Even Schopenhauer’s pessimistic conclusion has a philosophical value. Unlike such writers as John Locke and John Stuart Mill, who start with a narrow theory and end with many excellent truths that are brought in not because of their theory, but in spite of it, whereby the original jackdaw gets decked in borrowed plumage, Schopenhauer with all his waywardness is at least in his final conclusion consistent with his fundamental philosophy.
To those who reject his “materialistic pantheism,” the gloomy pessimism in which it is seen to issue will be regarded as a truer insight than the somewhat shallow optimism that characterizes other recent theosophical pantheistic systems. The pessimistic conclusion is more likely to lead to a reconsideration of the original presuppositions.
Schopenhauer explicitly announces that he is in open revolt against every so-called orthodox position. His work is throughout a protest. He naturally attracts to him every one who is dissatisfied, and where can we find anyone who thinks seriously who does not find something needing emendation? It will not be surprising if the majority of those who would in varying degrees accept Schopenhauer’s denunciations of established opinions should also see equal force in the objections that could be urged against his own position.

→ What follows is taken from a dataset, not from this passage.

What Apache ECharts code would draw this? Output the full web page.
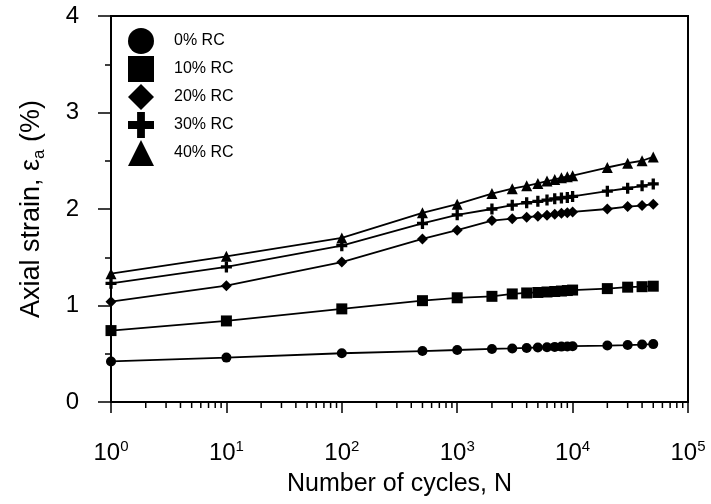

The result might be that instead of saying that nothing was left over worthy of being retained, the point of view gained by the discovery of inadequacy in each one-sided position might lead to the stereoscopic combination whereby a new result would be gained far in advance of either Schopenhauer or his opponents, for which we should give both of them humble and hearty thanks.
Schopenhauer, in spite of all his faults, is a mine of suggestion both to the literary and to the philosophical student. If we understand the secret of his waywardness and extend our sympathy, we shall reap much benefit and not waste our efforts in too harsh criticism.